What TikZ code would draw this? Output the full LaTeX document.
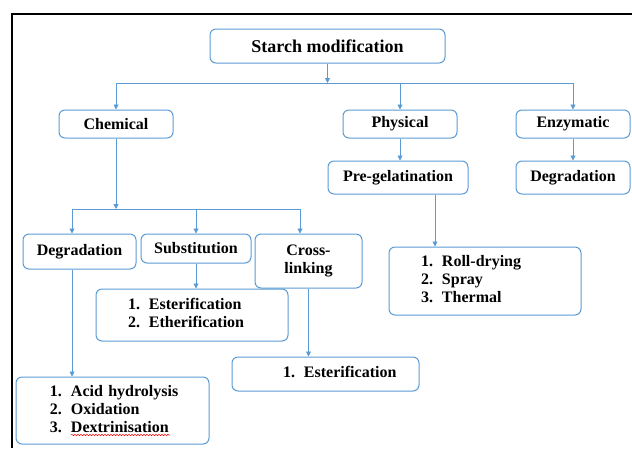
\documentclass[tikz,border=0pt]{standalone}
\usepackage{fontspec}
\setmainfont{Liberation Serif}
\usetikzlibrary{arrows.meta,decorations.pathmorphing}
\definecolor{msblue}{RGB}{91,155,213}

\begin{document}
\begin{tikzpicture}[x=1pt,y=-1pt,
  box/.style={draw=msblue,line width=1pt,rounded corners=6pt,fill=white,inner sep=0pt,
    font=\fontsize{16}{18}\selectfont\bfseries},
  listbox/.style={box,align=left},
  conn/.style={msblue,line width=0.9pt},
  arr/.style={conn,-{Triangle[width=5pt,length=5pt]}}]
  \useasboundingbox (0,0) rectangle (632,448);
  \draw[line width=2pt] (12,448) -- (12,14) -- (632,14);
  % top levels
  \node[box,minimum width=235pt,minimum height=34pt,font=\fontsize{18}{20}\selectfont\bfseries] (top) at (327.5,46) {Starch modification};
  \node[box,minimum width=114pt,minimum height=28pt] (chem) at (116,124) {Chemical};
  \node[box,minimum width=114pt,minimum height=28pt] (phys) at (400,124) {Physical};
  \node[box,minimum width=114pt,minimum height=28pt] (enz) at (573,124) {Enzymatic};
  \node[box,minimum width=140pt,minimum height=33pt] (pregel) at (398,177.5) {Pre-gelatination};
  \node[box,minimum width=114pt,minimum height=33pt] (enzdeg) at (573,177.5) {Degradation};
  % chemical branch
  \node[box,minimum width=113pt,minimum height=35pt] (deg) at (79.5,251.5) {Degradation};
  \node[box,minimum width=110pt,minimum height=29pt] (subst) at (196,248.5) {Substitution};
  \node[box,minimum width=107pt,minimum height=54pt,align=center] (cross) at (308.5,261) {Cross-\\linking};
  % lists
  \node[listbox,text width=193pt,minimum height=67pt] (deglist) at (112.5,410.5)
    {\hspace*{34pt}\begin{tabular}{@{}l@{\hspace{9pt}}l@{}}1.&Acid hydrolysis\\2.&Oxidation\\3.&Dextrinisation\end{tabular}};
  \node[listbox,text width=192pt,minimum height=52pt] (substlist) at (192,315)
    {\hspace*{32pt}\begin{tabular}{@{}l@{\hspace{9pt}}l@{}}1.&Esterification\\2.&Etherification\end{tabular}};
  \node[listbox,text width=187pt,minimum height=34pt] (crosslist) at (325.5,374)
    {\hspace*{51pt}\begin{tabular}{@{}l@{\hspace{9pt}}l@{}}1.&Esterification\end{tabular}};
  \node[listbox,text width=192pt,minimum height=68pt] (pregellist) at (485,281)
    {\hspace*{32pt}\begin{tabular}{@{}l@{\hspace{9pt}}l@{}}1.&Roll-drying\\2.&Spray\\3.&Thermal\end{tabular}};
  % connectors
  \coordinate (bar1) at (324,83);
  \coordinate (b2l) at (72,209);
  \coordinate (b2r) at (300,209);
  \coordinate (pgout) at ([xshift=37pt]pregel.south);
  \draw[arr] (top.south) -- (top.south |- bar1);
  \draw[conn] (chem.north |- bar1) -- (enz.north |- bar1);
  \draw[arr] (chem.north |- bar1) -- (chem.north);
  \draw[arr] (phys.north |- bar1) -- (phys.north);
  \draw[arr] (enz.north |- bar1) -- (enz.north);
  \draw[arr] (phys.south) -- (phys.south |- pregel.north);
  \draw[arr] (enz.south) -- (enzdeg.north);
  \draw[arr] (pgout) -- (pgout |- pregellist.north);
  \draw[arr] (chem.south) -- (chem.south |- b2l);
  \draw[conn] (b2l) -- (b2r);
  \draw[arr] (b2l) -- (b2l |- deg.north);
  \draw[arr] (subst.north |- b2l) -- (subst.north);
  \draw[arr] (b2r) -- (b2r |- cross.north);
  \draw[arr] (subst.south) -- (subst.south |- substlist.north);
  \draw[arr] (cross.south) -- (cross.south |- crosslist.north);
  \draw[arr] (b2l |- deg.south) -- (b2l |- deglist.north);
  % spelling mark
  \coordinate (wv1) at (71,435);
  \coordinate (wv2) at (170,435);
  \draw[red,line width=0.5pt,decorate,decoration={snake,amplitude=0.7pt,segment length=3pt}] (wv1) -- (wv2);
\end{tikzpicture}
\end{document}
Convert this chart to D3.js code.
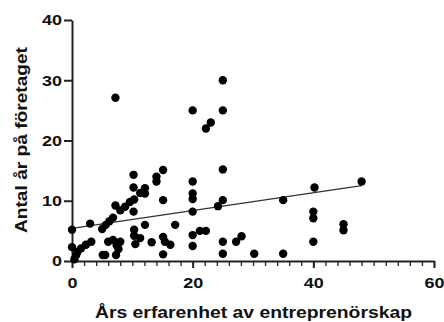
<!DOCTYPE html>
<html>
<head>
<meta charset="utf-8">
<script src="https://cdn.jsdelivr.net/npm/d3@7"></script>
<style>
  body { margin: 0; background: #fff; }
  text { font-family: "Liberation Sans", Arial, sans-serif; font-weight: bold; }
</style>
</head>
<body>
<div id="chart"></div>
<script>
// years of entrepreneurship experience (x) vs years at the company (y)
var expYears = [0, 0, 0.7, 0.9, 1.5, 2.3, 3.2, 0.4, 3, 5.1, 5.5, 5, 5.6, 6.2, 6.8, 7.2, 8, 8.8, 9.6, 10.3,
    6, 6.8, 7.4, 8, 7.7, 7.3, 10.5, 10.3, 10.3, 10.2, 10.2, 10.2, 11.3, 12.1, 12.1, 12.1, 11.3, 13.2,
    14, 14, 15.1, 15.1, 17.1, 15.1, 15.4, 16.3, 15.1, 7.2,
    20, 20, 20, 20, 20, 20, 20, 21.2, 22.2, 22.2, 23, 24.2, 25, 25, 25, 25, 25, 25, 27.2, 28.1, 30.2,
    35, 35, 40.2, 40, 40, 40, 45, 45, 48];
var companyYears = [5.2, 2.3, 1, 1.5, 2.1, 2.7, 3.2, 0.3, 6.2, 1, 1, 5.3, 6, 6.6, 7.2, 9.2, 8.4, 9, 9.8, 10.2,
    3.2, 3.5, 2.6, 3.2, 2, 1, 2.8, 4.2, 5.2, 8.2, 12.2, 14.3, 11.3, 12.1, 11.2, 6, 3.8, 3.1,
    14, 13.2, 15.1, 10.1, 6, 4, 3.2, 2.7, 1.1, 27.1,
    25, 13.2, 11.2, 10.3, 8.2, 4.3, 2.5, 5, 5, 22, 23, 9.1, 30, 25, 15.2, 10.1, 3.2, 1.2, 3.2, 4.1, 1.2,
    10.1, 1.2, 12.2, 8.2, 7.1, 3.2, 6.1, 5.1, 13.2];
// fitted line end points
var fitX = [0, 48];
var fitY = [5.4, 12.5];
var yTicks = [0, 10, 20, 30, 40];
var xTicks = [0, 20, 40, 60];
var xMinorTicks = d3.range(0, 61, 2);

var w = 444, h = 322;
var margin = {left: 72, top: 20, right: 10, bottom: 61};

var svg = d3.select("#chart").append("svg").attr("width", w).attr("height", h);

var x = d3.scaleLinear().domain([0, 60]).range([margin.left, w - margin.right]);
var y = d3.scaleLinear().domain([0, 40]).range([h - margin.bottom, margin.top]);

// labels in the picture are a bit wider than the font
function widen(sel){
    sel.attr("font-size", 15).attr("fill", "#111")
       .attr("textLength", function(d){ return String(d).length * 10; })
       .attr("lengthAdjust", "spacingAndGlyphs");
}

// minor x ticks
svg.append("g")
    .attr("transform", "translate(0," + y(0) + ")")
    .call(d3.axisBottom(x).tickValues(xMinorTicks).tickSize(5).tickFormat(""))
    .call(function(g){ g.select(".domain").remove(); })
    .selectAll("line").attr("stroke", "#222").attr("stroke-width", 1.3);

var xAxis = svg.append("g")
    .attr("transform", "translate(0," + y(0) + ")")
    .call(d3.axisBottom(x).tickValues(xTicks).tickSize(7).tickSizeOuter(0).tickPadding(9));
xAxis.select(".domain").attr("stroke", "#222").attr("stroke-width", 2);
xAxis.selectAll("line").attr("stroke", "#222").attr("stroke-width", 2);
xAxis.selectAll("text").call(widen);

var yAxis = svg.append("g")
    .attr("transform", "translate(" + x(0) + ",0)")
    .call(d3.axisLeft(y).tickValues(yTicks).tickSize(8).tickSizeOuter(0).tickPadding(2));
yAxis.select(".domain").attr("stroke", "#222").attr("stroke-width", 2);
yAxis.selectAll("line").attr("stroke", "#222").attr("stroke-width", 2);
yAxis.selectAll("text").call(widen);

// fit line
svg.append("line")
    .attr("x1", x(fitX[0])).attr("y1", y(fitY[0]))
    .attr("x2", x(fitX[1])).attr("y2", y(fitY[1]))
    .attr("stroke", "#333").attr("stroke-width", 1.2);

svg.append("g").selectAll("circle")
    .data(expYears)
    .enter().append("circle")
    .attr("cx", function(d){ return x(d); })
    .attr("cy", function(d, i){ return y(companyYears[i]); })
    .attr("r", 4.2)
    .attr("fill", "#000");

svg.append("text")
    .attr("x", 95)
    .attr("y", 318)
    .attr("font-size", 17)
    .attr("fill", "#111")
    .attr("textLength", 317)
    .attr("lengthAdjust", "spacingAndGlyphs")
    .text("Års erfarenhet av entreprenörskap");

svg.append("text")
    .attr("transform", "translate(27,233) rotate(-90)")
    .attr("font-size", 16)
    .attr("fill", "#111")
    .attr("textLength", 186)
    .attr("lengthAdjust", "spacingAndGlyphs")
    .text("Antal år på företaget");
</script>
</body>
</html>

⁂

Each line in the listing above either holds the string "chart" or does not; state how many do, giving the number only.

§ Correct result: 3